>> begin Data section

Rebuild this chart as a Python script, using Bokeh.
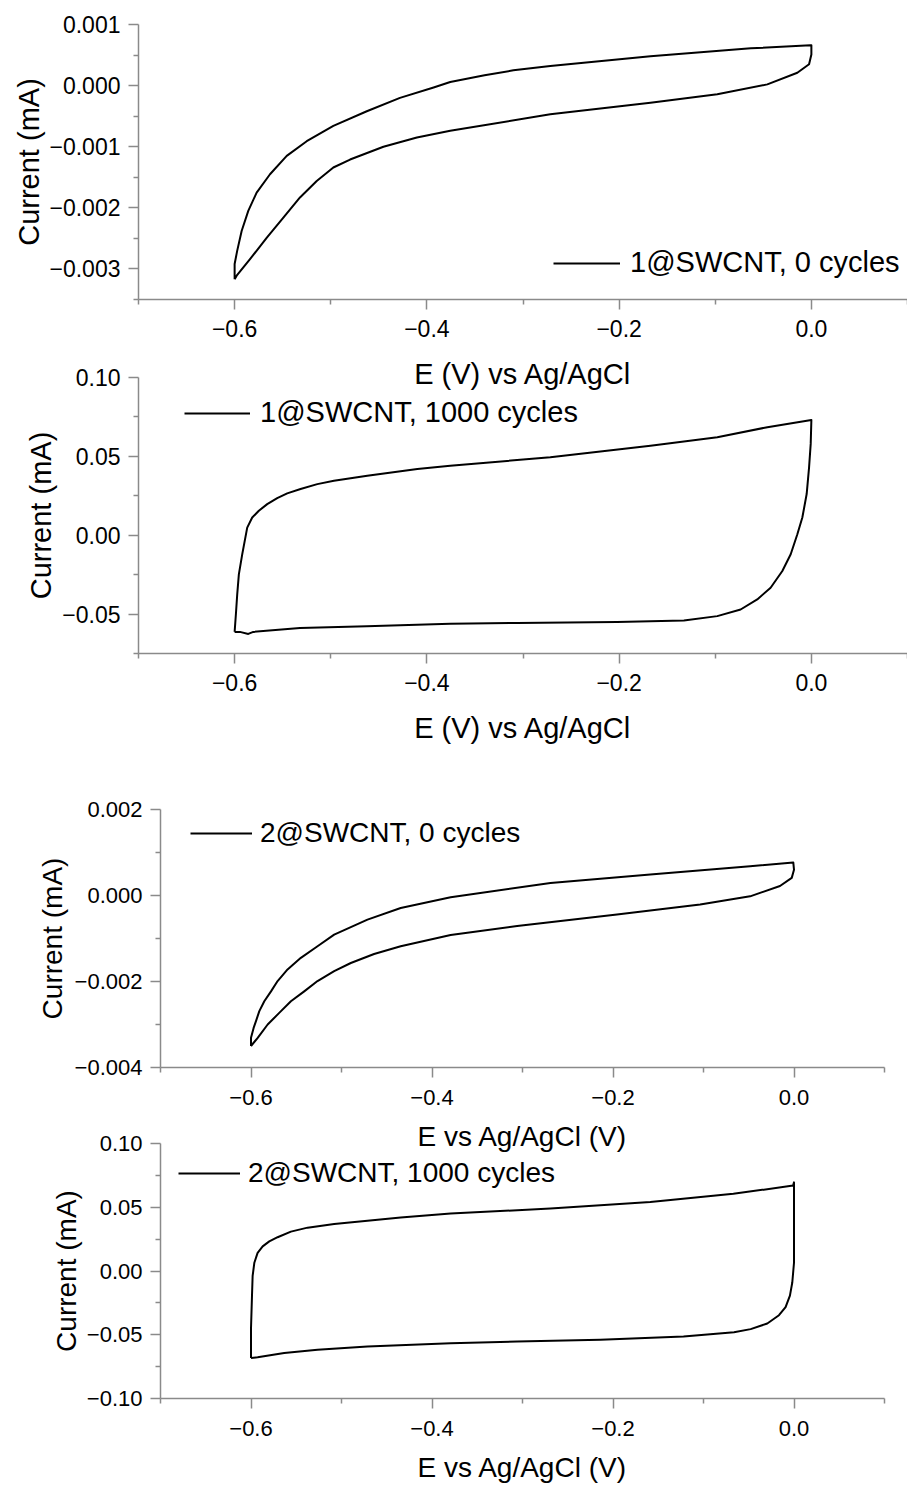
from bokeh.plotting import figure
from bokeh.models import Range1d, FixedTicker, CustomJSTickFormatter, Legend, LegendItem
from bokeh.layouts import column
from bokeh.embed import file_html
from bokeh.resources import INLINE

# ---------------- data ----------------
x_range_v = [-0.7, 0.1]
x_major = [-0.6, -0.4, -0.2, 0.0]
x_minor = [-0.7, -0.5, -0.3, -0.1, 0.1]

# Panel 1: 1@SWCNT, 0 cycles
e1 = [-0.600, -0.600, -0.5973, -0.5927, -0.5858, -0.5771, -0.5632, -0.5458, -0.525, -0.4973,
      -0.4625, -0.428, -0.393, -0.3757, -0.34, -0.31, -0.2716, -0.1674, -0.063, -0.001, 0.000,
      0.000, -0.0024, -0.0146, -0.0458, -0.0979, -0.1674, -0.2716, -0.3757, -0.4104, -0.4452,
      -0.4799, -0.4973, -0.5146, -0.532, -0.5493, -0.5667, -0.584, -0.5979, -0.600]
i1 = [-0.00317, -0.00292, -0.00270, -0.00238, -0.00205, -0.00175, -0.00145, -0.00115, -0.00091,
      -0.00066, -0.00042, -0.00020, -0.00003, 0.00006, 0.00017, 0.00025, 0.00032, 0.00048,
      0.00061, 0.00066, 0.00066, 0.00051, 0.00035, 0.00021, 0.00002, -0.00014, -0.00028,
      -0.00047, -0.00074, -0.00085, -0.00100, -0.00121, -0.00134, -0.00156, -0.00183,
      -0.00216, -0.00249, -0.00284, -0.00311, -0.00317]

# Panel 2: 1@SWCNT, 1000 cycles
e2 = [-0.600, -0.5987, -0.5973, -0.5956, -0.5921, -0.5869, -0.5817, -0.5748, -0.5661, -0.5557,
      -0.5453, -0.5314, -0.514, -0.4967, -0.462, -0.4099, -0.3757, -0.2716, -0.1674, -0.0979,
      -0.0458, 0.000, -0.0007, -0.0024, -0.0049, -0.0094, -0.0146, -0.0215, -0.0302, -0.0424,
      -0.0563, -0.0736, -0.0979, -0.1326, -0.2021, -0.3063, -0.3757, -0.4625, -0.532, -0.5806,
      -0.5858, -0.5945, -0.600]
i2 = [-0.0613, -0.0503, -0.0375, -0.0248, -0.0121, 0.0048, 0.0112, 0.0155, 0.0197, 0.0235,
      0.0265, 0.0293, 0.0324, 0.0345, 0.0377, 0.0420, 0.0441, 0.0494, 0.0568, 0.0621,
      0.0685, 0.0731, 0.0579, 0.0430, 0.0261, 0.0112, 0.0006, -0.0121, -0.0227, -0.0333,
      -0.0407, -0.0471, -0.0513, -0.0541, -0.0550, -0.0556, -0.0562, -0.0577, -0.0588, -0.0613,
      -0.0626, -0.0613, -0.0613]

# Panel 3: 2@SWCNT, 0 cycles
e3 = [-0.600, -0.600, -0.5971, -0.5945, -0.5908, -0.5853, -0.5779, -0.5706, -0.5596, -0.5449,
      -0.5265, -0.5081, -0.4713, -0.4346, -0.3794, -0.2691, -0.1588, -0.0485, -0.0008, 0.000,
      -0.0025, -0.0155, -0.0485, -0.1037, -0.1956, -0.3059, -0.3794, -0.4346, -0.464, -0.4897,
      -0.5081, -0.5265, -0.5412, -0.5559, -0.5688, -0.5816, -0.5926, -0.600]
i3 = [-0.00350, -0.00331, -0.00308, -0.00292, -0.00269, -0.00246, -0.00223, -0.00199,
      -0.00172, -0.00145, -0.00118, -0.00091, -0.00056, -0.00029, -0.00004, 0.00029, 0.00049,
      0.00068, 0.00077, 0.00060, 0.00041, 0.00022, -0.00002, -0.00021, -0.00044, -0.00071,
      -0.00092, -0.00118, -0.00136, -0.00157, -0.00176, -0.00199, -0.00223, -0.00246,
      -0.00273, -0.00300, -0.00331, -0.00350]

# Panel 4: 2@SWCNT, 1000 cycles
e4 = [-0.600, -0.600, -0.5989, -0.5982, -0.5963, -0.5927, -0.5871, -0.5798, -0.5706, -0.5559,
      -0.5375, -0.5081, -0.4713, -0.4346, -0.3794, -0.2691, -0.1588, -0.067, -0.001, 0.000,
      0.000, 0.000, -0.0019, -0.0045, -0.0093, -0.0166, -0.0295, -0.0479, -0.0663, -0.1221,
      -0.214, -0.3059, -0.3794, -0.4713, -0.5265, -0.5633, -0.5927, -0.600]
i4 = [-0.0682, -0.0451, -0.0193, -0.0039, 0.0065, 0.0142, 0.0193, 0.0232, 0.0265, 0.0309,
      0.0340, 0.0368, 0.0394, 0.0420, 0.0451, 0.0490, 0.0541, 0.0605, 0.0670, 0.0695,
      0.0322, 0.0065, -0.0090, -0.0193, -0.0283, -0.0347, -0.0412, -0.0456, -0.0481, -0.0514,
      -0.0540, -0.0553, -0.0566, -0.0592, -0.0618, -0.0643, -0.0677, -0.0682]

labels = ["1@SWCNT, 0 cycles", "1@SWCNT, 1000 cycles", "2@SWCNT, 0 cycles", "2@SWCNT, 1000 cycles"]
x_titles = ["E (V) vs Ag/AgCl", "E (V) vs Ag/AgCl", "E vs Ag/AgCl (V)", "E vs Ag/AgCl (V)"]
y_title = "Current (mA)"

y_ranges = [[-0.0035, 0.001], [-0.075, 0.10], [-0.004, 0.002], [-0.10, 0.10]]
y_majors = [[-0.003, -0.002, -0.001, 0.0, 0.001], [-0.05, 0.0, 0.05, 0.10],
            [-0.004, -0.002, 0.0, 0.002], [-0.10, -0.05, 0.0, 0.05, 0.10]]
y_minors = [[-0.0035, -0.0025, -0.0015, -0.0005, 0.0005], [-0.075, -0.025, 0.025, 0.075],
            [-0.003, -0.001, 0.001], [-0.075, -0.025, 0.025, 0.075]]
y_decimals = [3, 2, 3, 2]

FONT = "Liberation Sans"
GREY = "#8a8a8a"


def fmt(dec):
    return CustomJSTickFormatter(code="return tick.toFixed(%d).replace('-', '\u2212');" % dec)


def make_panel(k, e, i, height, left, right, top, bottom, margin, tick_fs, title_fs, leg_fs,
               leg_loc, glyph_w, leg_standoff, x_std, y_std):
    p = figure(width=907, height=height, output_backend="svg", toolbar_location=None,
               x_range=Range1d(x_range_v[0], x_range_v[1]),
               y_range=Range1d(y_ranges[k][0], y_ranges[k][1]),
               min_border_left=left, min_border_right=right, min_border_top=top,
               min_border_bottom=bottom, background_fill_alpha=0, border_fill_alpha=0,
               outline_line_color=None, margin=margin)
    p.frame_align = False
    p.grid.visible = False
    r = p.line(e, i, line_color="black", line_width=2, line_join="round")

    p.xaxis.ticker = FixedTicker(ticks=x_major, minor_ticks=x_minor)
    p.xaxis.formatter = fmt(1)
    p.yaxis.ticker = FixedTicker(ticks=y_majors[k], minor_ticks=y_minors[k])
    p.yaxis.formatter = fmt(y_decimals[k])
    p.xaxis.axis_label = x_titles[k]
    p.yaxis.axis_label = y_title
    for ax in (p.xaxis, p.yaxis):
        ax.axis_line_color = GREY
        ax.axis_line_width = 1.5
        ax.major_tick_line_color = GREY
        ax.major_tick_line_width = 1.5
        ax.minor_tick_line_color = GREY
        ax.minor_tick_line_width = 1.5
        ax.major_tick_out = 10
        ax.major_tick_in = 0
        ax.minor_tick_out = 5
        ax.minor_tick_in = 0
        ax.major_label_text_font = FONT
        ax.major_label_text_font_size = tick_fs
        ax.major_label_text_color = "black"
        ax.axis_label_text_font = FONT
        ax.axis_label_text_font_size = title_fs
        ax.axis_label_text_font_style = "normal"
        ax.axis_label_text_color = "black"
    p.xaxis.major_label_standoff = x_std[0]
    p.xaxis.axis_label_standoff = x_std[1]
    p.yaxis.major_label_standoff = y_std[0]
    p.yaxis.axis_label_standoff = y_std[1]

    legend = Legend(items=[LegendItem(label=labels[k], renderers=[r])], location=leg_loc,
                    border_line_color=None, background_fill_alpha=0, padding=0, margin=0,
                    glyph_width=glyph_w, glyph_height=20, label_standoff=leg_standoff,
                    label_text_font=FONT, label_text_font_size=leg_fs,
                    label_text_color="black")
    p.add_layout(legend)
    return p


p1 = make_panel(0, e1, i1, 400, 138, 0, 24, 101, (0, 0, 0, 0), "23px", "29px", "29px",
                (415, 20), 67, 10, (10, 18), (8, 2))
p2 = make_panel(1, e2, i2, 408, 138, 0, 25, 107, (-48, 0, 0, 0), "23px", "29px", "29px",
                (46, 224), 66, 10, (10, 18), (8, 2))
p3 = make_panel(2, e3, i3, 400, 160, 23, 49, 93, (0, 0, 0, 0), "22px", "28px", "28px",
                (30, 218), 62, 8, (12, 13), (8, 4))
p4 = make_panel(3, e4, i4, 367, 160, 23, 25, 83, (-42, 0, 0, 0), "22px", "28px", "28px",
                (18, 209), 62, 8, (12, 13), (8, 2))

layout = column(p1, p2, p3, p4, spacing=0)
open("out.html", "w").write(file_html(layout, INLINE))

>> end Data section

Written exercise: Restate the data word for word from its first line through the line with "from bokeh.resources import INLINE", leaving out any picture along the way.

Written response:
Rebuild this chart as a Python script, using Bokeh.
from bokeh.plotting import figure
from bokeh.models import Range1d, FixedTicker, CustomJSTickFormatter, Legend, LegendItem
from bokeh.layouts import column
from bokeh.embed import file_html
from bokeh.resources import INLINE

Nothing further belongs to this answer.